Perhaps it is South Korea that is now suffering the most. Although North Korea operates from isolation, it has often sought the initiative, as it has nothing left to lose.

In contrast, South Korea has to take more into strategic consideration, such as its alliance with the US, peace in the peninsula, and its own economic development and national influence.

The South seems to be at a loss. Peace on the peninsula is more important to the South than it is to any other nation. But it relies too much on its alliance with the US and adjusts its own strategies by looking to US strategies in Northeast Asia.

South Korea and the US have very different interests when it comes to pursuing peace on the peninsula.
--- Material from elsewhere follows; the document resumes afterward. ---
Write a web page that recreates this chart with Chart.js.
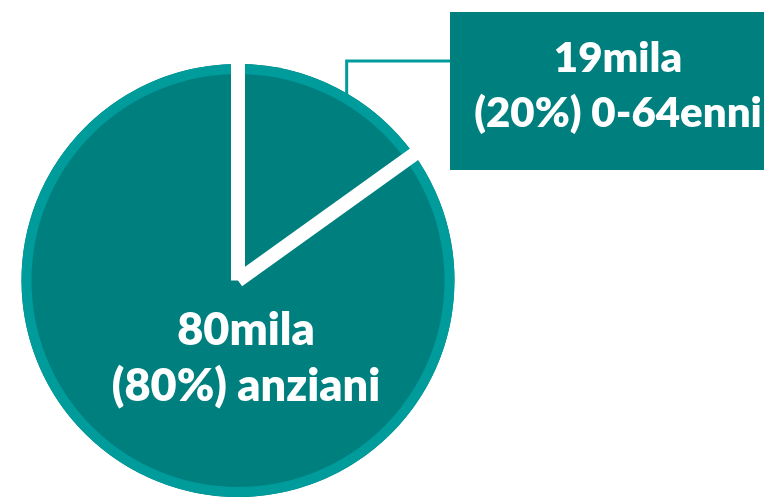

Peace on the peninsula is crucial to the fate of the South. But for the US, it is leverage to counter China's rise, and the South seems be more of a pawn for the US, as part of its rebalancing strategy in East Asia.

The South may have already realized that it does not have the same stance as the US. But it feels helpless as it lacks the courage and capability to step away from the influence of its alliance with the US. It has been relying on the alliance for such a long time that the sense of security brought by the alliance has far outweighed the safety risks generated by different interests between the two. However, if South Korea continues to do so, it will only act as a puppet of the US and will never be able to seize the initiative in making its own policies regarding the peninsula and Northeast Asia.

The South believes that it is the North that is responsible for provocations, while the South never takes the initiative in attacking the North. The South also hopes that the North does not go to extremes, so they may have the foundation for cooperation.

But the South forgets that the North is the most vulnerable country in Northeast Asia.

It is also the most impoverished and has been excluded from the prosperity of the whole region. The South will say that Pyongyang deserves this, however, the North's sense of insecurity and the differences between the two Koreas are the core reasons for the instability of the peninsula.

If the North has to suffer, the South will be bound to suffer as well. Therefore, the South is ultimately the decisive factor in terms of peace on the peninsula.